++++ Data listing ++++

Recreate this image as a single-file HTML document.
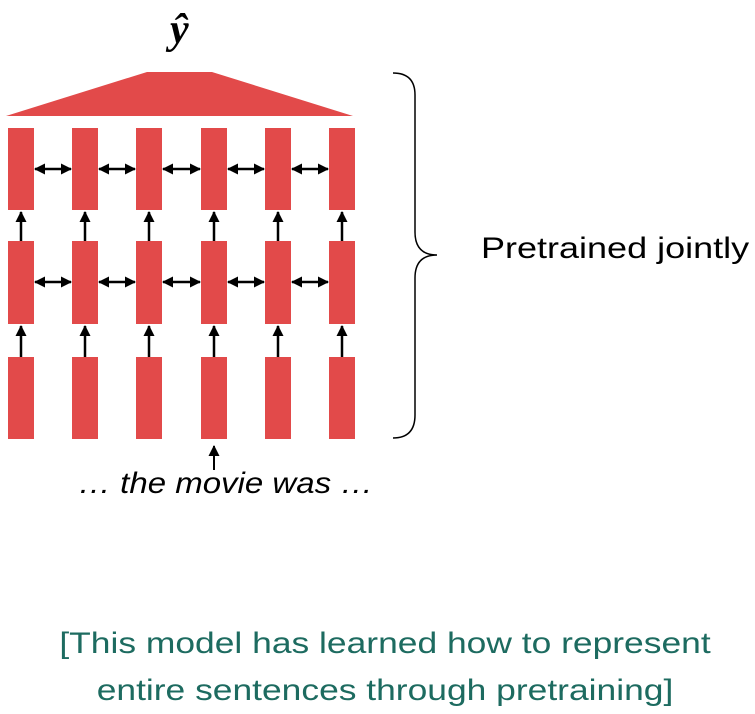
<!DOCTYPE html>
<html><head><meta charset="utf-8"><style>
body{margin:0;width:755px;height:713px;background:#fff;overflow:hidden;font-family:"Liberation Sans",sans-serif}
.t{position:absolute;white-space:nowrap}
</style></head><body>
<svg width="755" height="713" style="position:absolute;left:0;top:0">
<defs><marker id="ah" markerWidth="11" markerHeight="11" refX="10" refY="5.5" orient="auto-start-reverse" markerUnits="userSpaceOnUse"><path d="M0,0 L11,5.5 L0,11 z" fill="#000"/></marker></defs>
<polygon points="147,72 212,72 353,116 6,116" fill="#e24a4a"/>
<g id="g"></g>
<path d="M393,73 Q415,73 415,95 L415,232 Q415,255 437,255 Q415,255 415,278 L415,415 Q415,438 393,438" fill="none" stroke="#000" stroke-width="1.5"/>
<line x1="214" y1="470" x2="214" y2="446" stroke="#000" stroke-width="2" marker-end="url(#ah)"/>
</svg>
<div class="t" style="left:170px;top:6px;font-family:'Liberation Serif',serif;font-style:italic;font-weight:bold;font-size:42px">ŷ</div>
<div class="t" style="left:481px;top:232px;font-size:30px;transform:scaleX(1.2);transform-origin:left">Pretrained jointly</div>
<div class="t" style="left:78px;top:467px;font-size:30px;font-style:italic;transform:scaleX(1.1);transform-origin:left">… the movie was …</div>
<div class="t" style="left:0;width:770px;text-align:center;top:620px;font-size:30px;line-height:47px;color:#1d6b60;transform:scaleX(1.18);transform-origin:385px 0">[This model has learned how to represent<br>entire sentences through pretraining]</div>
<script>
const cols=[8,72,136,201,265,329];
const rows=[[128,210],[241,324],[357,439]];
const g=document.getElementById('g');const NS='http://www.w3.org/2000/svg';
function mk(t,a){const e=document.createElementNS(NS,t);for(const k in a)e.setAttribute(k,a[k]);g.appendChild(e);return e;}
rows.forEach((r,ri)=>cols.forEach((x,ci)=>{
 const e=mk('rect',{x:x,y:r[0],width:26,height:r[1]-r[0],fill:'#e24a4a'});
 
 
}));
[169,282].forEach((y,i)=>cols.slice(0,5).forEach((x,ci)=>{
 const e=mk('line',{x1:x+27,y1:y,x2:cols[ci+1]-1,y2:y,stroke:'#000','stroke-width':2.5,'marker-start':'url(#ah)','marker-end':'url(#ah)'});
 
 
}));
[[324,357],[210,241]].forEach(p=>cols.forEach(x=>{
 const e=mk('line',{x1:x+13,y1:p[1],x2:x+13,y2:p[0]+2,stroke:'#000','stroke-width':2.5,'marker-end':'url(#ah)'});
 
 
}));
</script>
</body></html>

++++
++++ Data listing ++++

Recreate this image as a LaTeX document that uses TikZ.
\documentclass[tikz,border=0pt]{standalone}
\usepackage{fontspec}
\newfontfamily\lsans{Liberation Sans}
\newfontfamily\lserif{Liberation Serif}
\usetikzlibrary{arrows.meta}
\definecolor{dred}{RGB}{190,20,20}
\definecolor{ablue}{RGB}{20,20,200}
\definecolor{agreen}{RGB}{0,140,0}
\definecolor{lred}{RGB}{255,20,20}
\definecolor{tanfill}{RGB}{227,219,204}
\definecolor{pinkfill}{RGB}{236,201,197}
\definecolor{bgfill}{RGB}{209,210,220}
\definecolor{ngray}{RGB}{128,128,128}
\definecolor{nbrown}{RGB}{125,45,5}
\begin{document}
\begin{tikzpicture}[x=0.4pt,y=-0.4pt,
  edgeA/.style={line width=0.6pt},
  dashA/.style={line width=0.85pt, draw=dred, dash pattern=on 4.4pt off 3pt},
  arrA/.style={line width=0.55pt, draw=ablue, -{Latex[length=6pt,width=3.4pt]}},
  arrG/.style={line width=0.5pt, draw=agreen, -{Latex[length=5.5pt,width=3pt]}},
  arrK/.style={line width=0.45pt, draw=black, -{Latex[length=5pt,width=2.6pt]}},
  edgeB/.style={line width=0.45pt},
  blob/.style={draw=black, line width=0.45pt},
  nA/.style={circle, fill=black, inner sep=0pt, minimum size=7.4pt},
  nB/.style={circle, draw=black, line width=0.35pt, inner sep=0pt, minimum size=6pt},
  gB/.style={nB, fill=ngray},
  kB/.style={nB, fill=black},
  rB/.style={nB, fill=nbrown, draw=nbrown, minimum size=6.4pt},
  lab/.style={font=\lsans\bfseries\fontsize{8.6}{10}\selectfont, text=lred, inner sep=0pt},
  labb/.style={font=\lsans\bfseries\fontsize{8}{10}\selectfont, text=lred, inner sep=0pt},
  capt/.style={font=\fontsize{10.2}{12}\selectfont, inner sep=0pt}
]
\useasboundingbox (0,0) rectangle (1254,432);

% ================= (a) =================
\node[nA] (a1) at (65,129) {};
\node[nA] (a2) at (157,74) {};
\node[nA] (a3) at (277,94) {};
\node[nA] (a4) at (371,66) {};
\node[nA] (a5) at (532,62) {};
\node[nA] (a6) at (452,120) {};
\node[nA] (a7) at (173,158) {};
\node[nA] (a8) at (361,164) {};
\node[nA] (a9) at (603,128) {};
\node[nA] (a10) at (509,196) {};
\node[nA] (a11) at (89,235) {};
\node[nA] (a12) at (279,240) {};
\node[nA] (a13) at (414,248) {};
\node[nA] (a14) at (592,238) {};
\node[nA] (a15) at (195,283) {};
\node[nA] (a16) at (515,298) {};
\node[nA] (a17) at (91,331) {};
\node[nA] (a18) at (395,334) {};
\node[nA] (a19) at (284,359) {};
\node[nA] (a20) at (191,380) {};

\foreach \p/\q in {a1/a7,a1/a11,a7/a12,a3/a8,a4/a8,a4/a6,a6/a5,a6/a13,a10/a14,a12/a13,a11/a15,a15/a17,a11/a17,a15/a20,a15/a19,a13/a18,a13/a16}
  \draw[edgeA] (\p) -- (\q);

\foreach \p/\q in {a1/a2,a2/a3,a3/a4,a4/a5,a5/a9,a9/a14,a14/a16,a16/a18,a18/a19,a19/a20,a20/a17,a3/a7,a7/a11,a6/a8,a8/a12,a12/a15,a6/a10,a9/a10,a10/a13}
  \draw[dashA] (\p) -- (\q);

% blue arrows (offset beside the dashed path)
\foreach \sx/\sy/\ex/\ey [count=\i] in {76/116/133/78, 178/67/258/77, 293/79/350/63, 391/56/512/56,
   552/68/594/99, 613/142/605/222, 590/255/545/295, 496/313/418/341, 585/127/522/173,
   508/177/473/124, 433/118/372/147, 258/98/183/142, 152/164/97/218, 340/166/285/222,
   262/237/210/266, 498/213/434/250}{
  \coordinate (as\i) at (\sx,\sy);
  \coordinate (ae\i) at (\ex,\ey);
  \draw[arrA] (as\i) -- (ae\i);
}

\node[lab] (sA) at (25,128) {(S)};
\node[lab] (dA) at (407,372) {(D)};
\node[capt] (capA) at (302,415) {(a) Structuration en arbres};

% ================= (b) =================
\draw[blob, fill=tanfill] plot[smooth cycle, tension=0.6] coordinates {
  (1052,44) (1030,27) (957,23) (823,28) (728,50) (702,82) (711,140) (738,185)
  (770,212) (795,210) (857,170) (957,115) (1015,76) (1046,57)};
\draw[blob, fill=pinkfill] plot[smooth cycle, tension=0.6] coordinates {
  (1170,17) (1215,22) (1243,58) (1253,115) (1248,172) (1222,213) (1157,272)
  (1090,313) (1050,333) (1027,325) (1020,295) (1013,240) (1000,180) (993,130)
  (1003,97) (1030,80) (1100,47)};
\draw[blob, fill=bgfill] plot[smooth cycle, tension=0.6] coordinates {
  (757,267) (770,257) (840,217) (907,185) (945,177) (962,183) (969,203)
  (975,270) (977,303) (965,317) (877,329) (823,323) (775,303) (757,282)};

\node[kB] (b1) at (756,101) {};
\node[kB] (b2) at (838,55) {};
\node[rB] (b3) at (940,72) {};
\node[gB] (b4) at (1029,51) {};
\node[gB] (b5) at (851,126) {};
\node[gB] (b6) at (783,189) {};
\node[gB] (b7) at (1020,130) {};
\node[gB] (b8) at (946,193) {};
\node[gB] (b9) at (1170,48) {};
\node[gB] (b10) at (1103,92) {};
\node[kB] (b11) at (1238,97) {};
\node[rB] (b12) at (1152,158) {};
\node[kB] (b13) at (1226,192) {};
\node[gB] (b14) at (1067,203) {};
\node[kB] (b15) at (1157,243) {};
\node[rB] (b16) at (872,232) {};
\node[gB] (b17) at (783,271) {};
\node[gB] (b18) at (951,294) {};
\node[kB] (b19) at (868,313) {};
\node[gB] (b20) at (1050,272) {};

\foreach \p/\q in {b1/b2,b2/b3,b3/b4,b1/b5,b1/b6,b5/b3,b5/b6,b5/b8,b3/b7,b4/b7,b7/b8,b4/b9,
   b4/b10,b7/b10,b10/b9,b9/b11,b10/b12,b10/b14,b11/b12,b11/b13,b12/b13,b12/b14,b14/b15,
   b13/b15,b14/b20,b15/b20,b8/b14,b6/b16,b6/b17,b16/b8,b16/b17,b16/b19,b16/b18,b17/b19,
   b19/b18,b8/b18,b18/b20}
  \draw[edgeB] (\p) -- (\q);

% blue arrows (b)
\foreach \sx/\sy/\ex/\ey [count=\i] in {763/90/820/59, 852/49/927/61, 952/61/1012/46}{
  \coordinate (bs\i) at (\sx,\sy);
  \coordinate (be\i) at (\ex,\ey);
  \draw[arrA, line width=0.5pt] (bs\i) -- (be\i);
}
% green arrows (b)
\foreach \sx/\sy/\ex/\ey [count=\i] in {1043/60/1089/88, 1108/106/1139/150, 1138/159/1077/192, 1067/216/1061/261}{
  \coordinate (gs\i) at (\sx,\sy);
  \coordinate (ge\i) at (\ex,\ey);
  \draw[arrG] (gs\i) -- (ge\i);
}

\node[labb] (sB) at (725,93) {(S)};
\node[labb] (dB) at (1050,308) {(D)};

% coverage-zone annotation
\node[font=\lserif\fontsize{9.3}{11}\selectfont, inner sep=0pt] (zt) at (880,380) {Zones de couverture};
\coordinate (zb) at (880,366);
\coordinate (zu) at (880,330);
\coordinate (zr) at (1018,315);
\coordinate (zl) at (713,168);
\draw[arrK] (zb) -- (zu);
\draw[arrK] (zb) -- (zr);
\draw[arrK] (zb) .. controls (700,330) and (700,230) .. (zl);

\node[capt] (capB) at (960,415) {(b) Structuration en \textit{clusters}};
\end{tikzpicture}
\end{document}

++++

Lines of the material that contain the word "Recreate" are to be gathered.

Recreate this image as a single-file HTML document.
Recreate this image as a LaTeX document that uses TikZ.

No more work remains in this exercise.